April 21st, 2024

Renters have harder time accumulating wealth than homeowners: RBC economist

By The Canadian Press on March 14, 2024.

A rental sign is seen outside a building in Ottawa, Thursday, April 30, 2020. An RBC economist says Canadian renters face higher hurdles to accumulating wealth than homeowners. THE CANADIAN PRESS/Adrian Wyld

TORONTO – An RBC economist says Canadian renters are devoting more of their income to housing costs compared with homeowners, making it harder for them to accumulate wealth and threatening to widen inequality between renters and homeowners.

A new note to investors from Carrie Freestone paints a picture of the Canadian real estate landscape where nearly half of Canadian wealth accumulation has been driven by home ownership for the past three decades.
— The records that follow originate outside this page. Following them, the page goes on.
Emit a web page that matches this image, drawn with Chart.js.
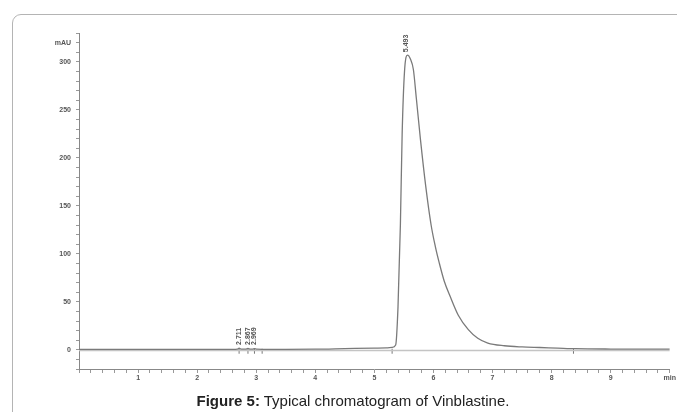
<!DOCTYPE html>
<html>
<head>
<meta charset="utf-8">
<script src="https://cdn.jsdelivr.net/npm/chart.js@4"></script>
<style>
  html, body { margin: 0; padding: 0; background: #fff; }
  #wrap { position: relative; width: 677px; height: 412px; overflow: hidden; }
  #chart { position: absolute; left: 0; top: 0; }
  .frame {
    position: absolute; left: 12px; top: 14px; width: 720px; height: 430px;
    border: 1.5px solid #b4b4b4; border-radius: 9px; pointer-events: none;
  }
  .caption {
    position: absolute; left: 0; width: 706px; top: 392px; text-align: center;
    font-family: "Liberation Sans", Arial, sans-serif; font-size: 15px; color: #222;
  }
</style>
</head>
<body>
<div id="wrap">
  <canvas id="chart" width="677" height="412"></canvas>
  <div class="frame"></div>
  <div class="caption"><b>Figure 5:</b> Typical chromatogram of Vinblastine.</div>
</div>
<script>
"use strict";

// retention time (min) and detector signal (mAU)
const times = [0, 1.0, 2.0, 2.6, 2.68, 2.71, 2.75, 2.82, 2.86, 2.9, 2.94, 2.97, 3.01, 3.1, 3.5, 4.0, 4.5, 5.0, 5.2, 5.3,
  5.36, 5.40, 5.44, 5.47, 5.51, 5.56, 5.61, 5.66, 5.71, 5.78, 5.87, 5.96, 6.03, 6.1, 6.18, 6.28, 6.42, 6.59, 6.75, 6.92,
  7.2, 7.5, 7.8, 8.1, 8.4, 9.0, 10];
const signal = [0.4, 0.4, 0.4, 0.4, 0.6, 1.6, 0.6, 0.6, 1.4, 0.6, 0.6, 1.3, 0.6, 0.5, 0.5, 0.6, 1.2, 1.8, 2.0, 2.6,
  5, 45, 130, 225, 290, 307, 303, 292, 262, 219, 170, 130, 108, 90, 72, 56, 36, 21, 12, 7,
  4.2, 3.0, 2.4, 1.8, 1.2, 0.8, 0.6];

// integration baseline
const baseTimes = [0, 10];
const baseValues = [-0.6, -0.6];

// integration event marks
const markTimes = [2.71, 2.86, 2.97, 3.1, 5.3, 8.37];

// peak annotations
const peakTimes = [2.71, 2.86, 2.97, 5.54];
const peakHeights = [4, 4, 4, 309];
const peakNames = ["2.711", "2.867", "2.969", "5.493"];

// axis ticks
const xMin = 0, xMax = 10, xStep = 0.2;
const yMin = -20, yMax = 330, yStep = 10;
const yLabelled = [0, 50, 100, 150, 200, 250, 300];
const yUnitAt = 320;

const toPoints = (xs, ys) => xs.map((x, i) => ({ x, y: ys[i] }));

const peakLabels = {
  id: "peakLabels",
  afterDatasetsDraw(chart) {
    const { ctx, scales: { x, y } } = chart;
    ctx.save();
    ctx.font = "bold 7px 'Liberation Sans', sans-serif";
    ctx.fillStyle = "#555";
    ctx.textAlign = "left";
    ctx.textBaseline = "middle";
    peakTimes.forEach((t, i) => {
      ctx.save();
      ctx.translate(x.getPixelForValue(t), y.getPixelForValue(peakHeights[i]) - 1);
      ctx.rotate(-Math.PI / 2);
      ctx.fillText(peakNames[i], 0, 0);
      ctx.restore();
    });
    ctx.restore();
  }
};

Chart.defaults.font.family = "'Liberation Sans', sans-serif";
Chart.defaults.animation = false;

new Chart(document.getElementById("chart"), {
  type: "line",
  data: {
    datasets: [
      {
        label: "signal",
        data: toPoints(times, signal),
        borderColor: "#7a7a7a",
        borderWidth: 1.3,
        pointRadius: 0,
        cubicInterpolationMode: "monotone",
      },
      {
        label: "baseline",
        data: toPoints(baseTimes, baseValues),
        borderColor: "#c4c4c4",
        borderWidth: 1.5,
        pointRadius: 0,
      },
      {
        label: "marks",
        data: markTimes.map(t => ({ x: t, y: -1.5 })),
        showLine: false,
        pointStyle: "line",
        rotation: 90,
        pointRadius: 2.5,
        borderColor: "#777",
        borderWidth: 1,
      },
    ],
  },
  options: {
    responsive: false,
    layout: { padding: { left: 0, top: 33, right: 5, bottom: 0 } },
    plugins: { legend: { display: false }, tooltip: { enabled: false } },
    scales: {
      x: {
        type: "linear",
        min: xMin,
        max: xMax,
        afterFit: s => { s.height = 43; },
        border: { color: "#888", width: 1 },
        grid: { drawOnChartArea: false, color: "#999", tickLength: 4 },
        ticks: {
          stepSize: xStep,
          autoSkip: false,
          maxRotation: 0,
          padding: 1,
          color: "#555",
          font: { size: 7, weight: "bold" },
          callback: v => {
            const r = Math.round(v);
            if (Math.abs(v - r) > 1e-6 || r === 0) return "";
            return r === xMax ? "min" : String(r);
          },
        },
      },
      y: {
        min: yMin,
        max: yMax,
        afterFit: s => { s.width = 79; },
        border: { color: "#888", width: 1 },
        grid: { drawOnChartArea: false, color: "#999", tickLength: 3 },
        ticks: {
          stepSize: yStep,
          autoSkip: false,
          padding: 5,
          color: "#555",
          font: { size: 7, weight: "bold" },
          callback: v => v === yUnitAt ? "mAU" : (yLabelled.includes(v) ? String(v) : ""),
        },
      },
    },
  },
  plugins: [peakLabels],
});
</script>
</body>
</html>
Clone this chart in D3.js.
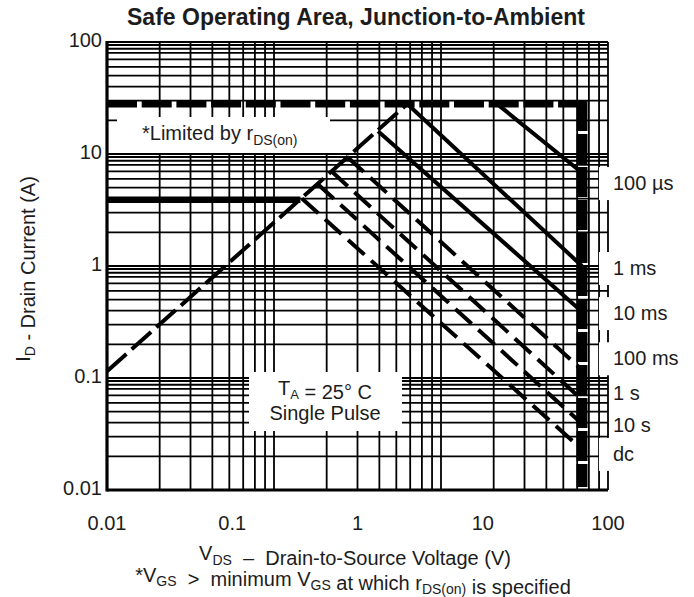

She says homeowners saw their net worth grow from nine times household disposable income to 13 times since the fourth quarter of 2010, but renters only saw their net worth increase from three times to 3.5 times over the same period.

She doubts many renters will be able to enter the housing market with the limited ability they have to save for a down payment because many renters spend more than they earn.

Renters allocated an average of 25 per cent of their take-home pay to housing costs including utilities in 1999 compared with homeowners who devoted 23 per cent of take-home pay to housing that year.

In 2022, she found renters funnelled 29 per cent of their after-tax earnings to housing compared to 21 per cent for homeowners.